The same is true — in fact, much truer — for Russia in reverse. A positive relationship with the United States will open doors for Moscow in many fields and is essential for Russia’s acceptance as a normal post-Cold War participant in global affairs. The indirect and unforeseen opportunities for Russia far outweigh any short-term compromises.
This is not to say that Russia and the United States are or can be genuine allies or partners across the board. The divergence between the two governments and societies is considerable and is likely to remain so. Both sides need to recognize the limits of their mutual interests, which are comparatively few, but also the benefits of avoiding mutual antagonisms. American policy toward post-Soviet Russia has all too often suffered from illusions and unrealistic expectations. At other times, however, the policy has suffered from reflexive Cold War attitudes and a refusal to appreciate that Russia has legitimate interests different from our own.
The secret to successful great-power cooperation is the realization that cooperation need not be limited to areas of mutual interest but can also develop in areas where each side’s interests complement those of the other without unduly compromising one’s own. Such a process requires realism and dialogue, shorn of outworn prejudices.
Washington and Moscow are home to advocates of an adversarial — indeed, even hostile — policy toward the other country based on little more than habit. These people can point to disappointments from previous efforts at “engagement” and argue that going it alone is preferable to compromise with the old Cold War rival. What these people on both sides fail to compute, or perhaps even recognize, are the opportunity costs.

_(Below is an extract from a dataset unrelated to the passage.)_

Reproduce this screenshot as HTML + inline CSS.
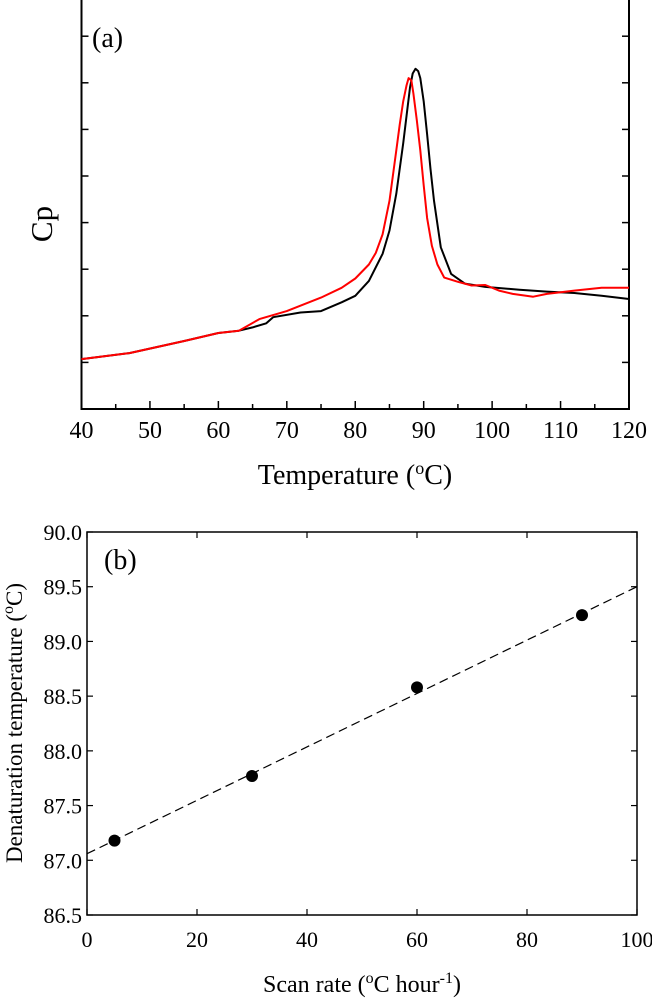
<!DOCTYPE html>
<html><head><meta charset="utf-8"><style>
html,body{margin:0;padding:0;background:#fff}
svg{display:block;font-family:"Liberation Serif",serif}
</style></head><body>
<svg id="fig" width="652" height="1000" viewBox="0 0 652 1000">
<g id="pa"></g>
<g id="pb"></g>
</svg>
<script>
// Panel (a) data: temperature vs Cp (arbitrary units)
const redT=[40,47,55,60,63,66,70,75,78,80,82,83,84,85,86,86.5,87,87.5,87.8,88.2,88.5,89,89.5,90,90.5,91.2,92,93,95,97,99,101,103,106,108,112,116,120];
const redCp=[1.07,1.2,1.46,1.63,1.68,1.93,2.1,2.39,2.6,2.8,3.1,3.35,3.75,4.47,5.55,6.1,6.6,6.95,7.1,7.05,6.77,6.2,5.55,4.8,4.1,3.5,3.1,2.82,2.73,2.65,2.66,2.54,2.47,2.41,2.47,2.54,2.6,2.6];
const blackT=[40,47,55,60,63,65,67,68,72,75,78,80,82,84,85,86,87,87.5,88,88.4,88.8,89.2,89.5,90,90.5,91,91.5,92.5,94,96,99,104,108,112,116,120];
const blackCp=[1.07,1.2,1.46,1.63,1.68,1.75,1.84,1.97,2.07,2.1,2.29,2.43,2.75,3.33,3.83,4.62,5.7,6.3,6.9,7.2,7.3,7.25,7.1,6.6,5.9,5.15,4.47,3.47,2.9,2.69,2.62,2.56,2.52,2.49,2.43,2.36];
const aXTicks=[40,50,60,70,80,90,100,110,120];
// Panel (b) data
const rates=[5,30,60,90];
const tdenat=[87.18,87.77,88.58,89.24];
const fitX=[0,100];
const fitY=[87.06,89.5];
const bXTicks=[0,20,40,60,80,100];
const bYTicks=[86.5,87.0,87.5,88.0,88.5,89.0,89.5,90.0];

const NS="http://www.w3.org/2000/svg";
function mk(parent,tag,attrs,text){const e=document.createElementNS(NS,tag);for(const k in attrs)e.setAttribute(k,attrs[k]);if(text!==undefined)e.textContent=text;parent.appendChild(e);return e;}

// ---- Panel a
const pa=document.getElementById('pa');
const aL=81.5,aR=629,aB=409,aT=0;
const ax=t=>aL+(t-40)*(aR-aL)/80;
const ay=v=>aB-v*46.6;
let el=mk(pa,'path',{d:`M${aL},${aT}V${aB}H${aR}V${aT}`,fill:'none',stroke:'#000','stroke-width':2});


for(let t=40;t<=120;t+=5){
  const len=(t%10===0)?8:5;
  el=mk(pa,'line',{x1:ax(t),x2:ax(t),y1:aB,y2:aB-len,stroke:'#000','stroke-width':1.5});
  
  
}
for(let v=1;v<=8;v++){
  const y=ay(v);
  el=mk(pa,'line',{x1:aL,x2:aL+7,y1:y,y2:y,stroke:'#000','stroke-width':1.5});
  
  
  el=mk(pa,'line',{x1:aR,x2:aR-7,y1:y,y2:y,stroke:'#000','stroke-width':1.5});
  
  
}
aXTicks.forEach(t=>{
  el=mk(pa,'text',{x:ax(t),y:438,'text-anchor':'middle','font-size':24},String(t));
  
  
});
el=mk(pa,'text',{x:355,y:484,'text-anchor':'middle','font-size':28},'');
el.innerHTML='Temperature (<tspan dy="-10" font-size="18">o</tspan><tspan dy="10">C)</tspan>';


el=mk(pa,'text',{x:0,y:0,'text-anchor':'middle','font-size':31,transform:'translate(52,224) rotate(-90)'},'Cp');


el=mk(pa,'text',{x:92,y:47,'font-size':28},'(a)');


function poly(T,V){return T.map((t,i)=>`${i?'L':'M'}${ax(t).toFixed(1)},${ay(V[i]).toFixed(1)}`).join('');}
el=mk(pa,'path',{d:poly(blackT,blackCp),fill:'none',stroke:'#000','stroke-width':2,'stroke-linejoin':'round'});


el=mk(pa,'path',{d:poly(redT,redCp),fill:'none',stroke:'#f00','stroke-width':2,'stroke-linejoin':'round'});



// ---- Panel b
const pb=document.getElementById('pb');
const bL=87,bR=637,bT=532,bB=915;
const bx=r=>bL+r*(bR-bL)/100;
const by=v=>bB-(v-86.5)*(bB-bT)/3.5;
el=mk(pb,'rect',{x:bL,y:bT,width:bR-bL,height:bB-bT,fill:'none',stroke:'#000','stroke-width':1.5});


bXTicks.forEach(t=>{
  el=mk(pb,'line',{x1:bx(t),x2:bx(t),y1:bB,y2:bB-6,stroke:'#000','stroke-width':1.2});
  
  
  el=mk(pb,'line',{x1:bx(t),x2:bx(t),y1:bT,y2:bT+6,stroke:'#000','stroke-width':1.2});
  
  
  el=mk(pb,'text',{x:bx(t),y:947,'text-anchor':'middle','font-size':22},String(t));
  
  
});
bYTicks.forEach(v=>{
  el=mk(pb,'line',{x1:bL,x2:bL+6,y1:by(v),y2:by(v),stroke:'#000','stroke-width':1.2});
  
  
  el=mk(pb,'line',{x1:bR,x2:bR-6,y1:by(v),y2:by(v),stroke:'#000','stroke-width':1.2});
  
  
  el=mk(pb,'text',{x:82,y:by(v)+8,'text-anchor':'end','font-size':22},v.toFixed(1));
  
  
});
el=mk(pb,'line',{x1:bx(fitX[0]),y1:by(fitY[0]),x2:bx(fitX[1]),y2:by(fitY[1]),stroke:'#000','stroke-width':1.2,'stroke-dasharray':'9,5'});


rates.forEach((r,i)=>{
  el=mk(pb,'circle',{cx:bx(r),cy:by(tdenat[i]),r:6,fill:'#000'});
  
  
});
el=mk(pb,'text',{x:104,y:569,'font-size':28},'(b)');


el=mk(pb,'text',{x:362,y:992,'text-anchor':'middle','font-size':24},'');
el.innerHTML='Scan rate (<tspan dy="-9" font-size="16">o</tspan><tspan dy="9">C hour</tspan><tspan dy="-9" font-size="16">-1</tspan><tspan dy="9">)</tspan>';


el=mk(pb,'text',{x:0,y:0,'text-anchor':'middle','font-size':23,transform:'translate(22,723) rotate(-90)'},'');
el.innerHTML='Denaturation temperature (<tspan dy="-9" font-size="16">o</tspan><tspan dy="9">C)</tspan>';


</script>
</body></html>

Without the recent improvement in relations between the United States and Russia, there would be no significant northern supply route. Without that network, the United States would have had fewer policy options and less operational flexibility in its pursuit of bin Laden. Both countries have gained from the success of the operation against the terrorist leader, even though Russia played no direct role.
The simple but necessary lesson for Washington and Moscow is that cooperation breeds opportunities, while lack of cooperation yields nothing.
E. Wayne Merry, a senior associate at the American Foreign Policy Council, is a former American diplomat with experience in Russia and the Pentagon.